Barnett was born in 1945 in Altoona, Penn., and his family moved to Leesburg, Fla., when he was 10. He met Carolyn, a native of Eustis, Fla., when they were both music students at Lake Sumter Junior College.

Carolyn said her husband played upright bass in a folk trio, the Fiesmen, in high school through his sophomore year of college. He and the other two musicians reunited many years later to record a few songs in St. Louis, then performed at their 50th high school reunion in 2013.

He earned bachelor’s and master’s degrees in music education from Florida State University, and he served in the Navy during the Vietnam War. He later taught high school music for four years in Fort Meyers, Fla., and earned another title—a doctor of music arts in choral conducting, from the University of Miami.

He spent 13 years teaching at North Georgia College, an hour north of Atlanta, and he was a chorus member and soloist with the Atlanta Symphony Orchestra. During that time he directed the Gwinnett Chorale Guild, including memorable performances at Carnegie Hall and St. Petersburg, Russia.

Over the years, David and Carolyn would load up their canvas tent and go camping in the West, Northwest and Southwest, which was how they first saw Montana.

“We always said that if we got the chance (to move out West), we’d jump at it,” Carolyn said. That chance came in 1996, when David was offered a teaching job at Eastern Montana College, now MSU Billings. Before he started teaching, Carolyn said, he auditioned for and get the job of leading the symphony chorale. Barnea said Barnett “had a great expertise in voice and voice development,” and it was always a joy to collaborate with him.

Aiden

Barnett shows a guitar chord to his grandson Aiden Martin at his home in Billings in 2011.

Barnett had done some barbershop singing in Georgia, but he became even more involved in Billings when he joined the Big Sky Barbershop Chorus, led by his friend, the late Paul Halpin. The other three members of a barbershop quartet Barnett sang with performed at the memorial gathering for Barnett on Dec. 5.

In addition to music, Barnett loved hunting and fishing.

“I loved being out with him hunting,” Carolyn said. “For a lot of years, I was just the spotter and the leg holder for the gutting.” But this year, she finally got a license of her own and shot her first deer just weeks before David died.

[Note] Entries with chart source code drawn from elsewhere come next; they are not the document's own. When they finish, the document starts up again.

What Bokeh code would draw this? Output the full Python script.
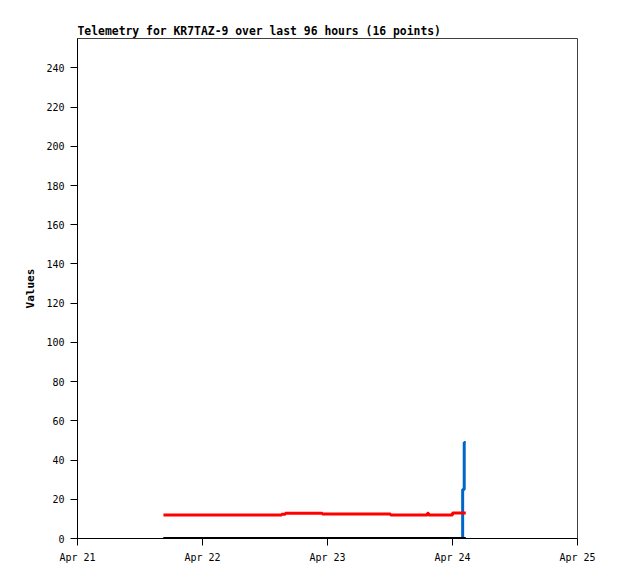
import pandas as pd
from bokeh.plotting import figure
from bokeh.models import FixedTicker, DatetimeTickFormatter, Range1d
from bokeh.embed import file_html
from bokeh.resources import INLINE

title_text = "Telemetry for KR7TAZ-9 over last 96 hours (16 points)"
y_label = "Values"

times = ["2024-04-21 16:30", "2024-04-21 22:00", "2024-04-22 04:00", "2024-04-22 10:00",
         "2024-04-22 15:12", "2024-04-22 15:54", "2024-04-22 23:00", "2024-04-23 06:00",
         "2024-04-23 12:06", "2024-04-23 19:12", "2024-04-23 19:24", "2024-04-24 00:00",
         "2024-04-24 01:57", "2024-04-24 02:15", "2024-04-24 02:24", "2024-04-24 02:33"]
red_values = [12.0, 12.0, 12.0, 12.0, 12.4, 12.9, 12.5, 12.5,
              12.0, 12.9, 12.0, 13.0, 13.0, 13.0, 13.0, 13.0]
blue_values = [0, 0, 0, 0, 0, 0, 0, 0, 0, 0, 0, 0, 25, 49, 49, 49]
black_values = [0] * 16

x_ticks = ["2024-04-21", "2024-04-22", "2024-04-23", "2024-04-24", "2024-04-25"]
y_ticks = [0, 20, 40, 60, 80, 100, 120, 140, 160, 180, 200, 220, 240]
y_max = 255

t = pd.to_datetime(times)
tick_ms = [pd.Timestamp(d).value / 1e6 for d in x_ticks]

p = figure(x_axis_type="datetime", output_backend="svg", toolbar_location=None,
           frame_width=500, frame_height=500,
           min_border_left=77, min_border_right=31, min_border_top=38, min_border_bottom=30,
           title=title_text,
           x_range=Range1d(pd.Timestamp(x_ticks[0]), pd.Timestamp(x_ticks[-1])),
           y_range=Range1d(0, y_max))

p.step(t, blue_values, mode="after", line_color="#0066CC", line_width=3)
p.step(t, red_values, mode="after", line_color="#FF0000", line_width=3)
p.step(t, black_values, mode="after", line_color="#000000", line_width=3)

p.title.text_font = "DejaVu Sans Mono"
p.title.text_font_style = "bold"
p.title.text_font_size = "11.4px"
p.title.text_color = "black"
p.title.align = "left"
p.title.standoff = 2

p.xgrid.visible = False
p.ygrid.visible = False
p.outline_line_color = "#404040"
p.outline_line_width = 1

p.xaxis.ticker = FixedTicker(ticks=tick_ms)
p.xaxis.formatter = DatetimeTickFormatter(days="%b %d", months="%b %d", hours="%b %d")
p.yaxis.ticker = FixedTicker(ticks=y_ticks)
p.yaxis.axis_label = y_label

for ax in (p.xaxis[0], p.yaxis[0]):
    ax.axis_line_color = "black"
    ax.major_tick_line_color = "black"
    ax.minor_tick_line_color = None
    ax.major_tick_in = 0
    ax.major_tick_out = 7
    ax.major_label_standoff = 6
    ax.major_label_text_font = "DejaVu Sans Mono"
    ax.major_label_text_font_size = "10px"
    ax.major_label_text_color = "black"

p.yaxis.axis_label_text_font = "DejaVu Sans Mono"
p.yaxis.axis_label_text_font_style = "bold"
p.yaxis.axis_label_text_font_size = "11px"
p.yaxis.axis_label_text_color = "black"
p.yaxis.axis_label_standoff = 6

open("out.html", "w").write(file_html(p, INLINE))
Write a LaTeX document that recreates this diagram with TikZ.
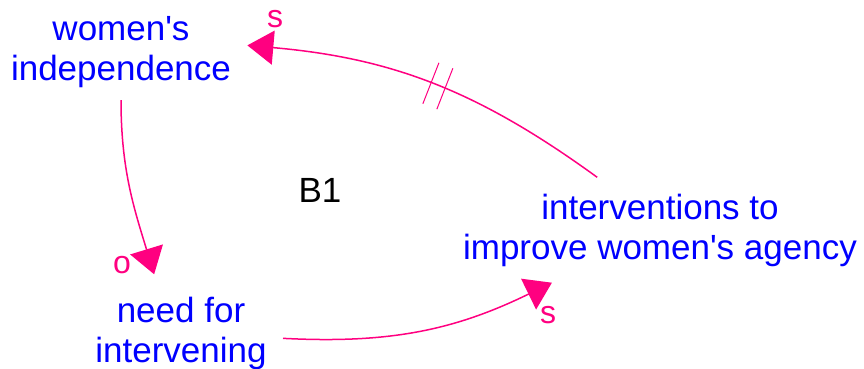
\documentclass[tikz,border=0pt]{standalone}
\usepackage{fontspec}
\setmainfont{Liberation Sans}[Ligatures=TeXOff]
\usepackage{xcolor}
\usetikzlibrary{arrows.meta,decorations.markings}
\definecolor{linkpink}{RGB}{255,0,128}
\definecolor{varblue}{RGB}{0,0,255}

\begin{document}
\begin{tikzpicture}[
x=0.5pt,
y=0.5pt,
every node/.style={font=\fontsize{17.5}{20}\selectfont},
var/.style={align=center,text=varblue,inner sep=8pt},
loopname/.style={text=black,inner sep=0pt},
polarity/.style={text=linkpink,inner sep=0pt,font=\fontsize{16}{18}\selectfont},
link/.style={color=linkpink,line width=0.75pt,-{Triangle[length=13pt,width=17pt]}},
delaymark/.style={postaction={decorate,decoration={markings,mark=at position 0.485 with {\draw[-,linkpink,line width=0.5pt] (-3.75pt,-11pt) -- (-3.75pt,11pt) (3.75pt,-11pt) -- (3.75pt,11pt);}}}}
]
\useasboundingbox (0,0) rectangle (864,369);
\node[var] (indep) at (121,317) {women's\\independence};
\node[var] (need) at (181,36) {need for\\intervening};
\node[var] (interv) at (660,139) {interventions to\\improve women's agency};
\node[loopname] (loopb) at (320,179) {B1};

\node[polarity] (polindep) at (275,350) {s};
\node[polarity] (polneed) at (122,104) {o};
\node[polarity] (polinterv) at (548,54) {s};

\draw[link] ([yshift=2pt]indep.south) to[out=-90,in=107] ([yshift=3pt]need.117);
\draw[link] (need.-3) to[out=-3,in=206] (interv.-154);
\draw[link,delaymark] (interv.140) to[out=144,in=-5] (indep.3);
\end{tikzpicture}
\end{document}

“But our favorite thing to do was fish. He loved to fish,” Carolyn said. Their usual destination was the Tongue River Reservoir, but in the summer of 2014 he fulfilled a lifelong wish and made a fishing trip to Alaska.

He retired from MSU-B and later from the chorale, which he left after the 2005-06 season. In addition to Carolyn, David is survived by his sister Barbara (Jim) Brown, son David, daughter Janet, her husband Jesse and their children Allison and Aiden.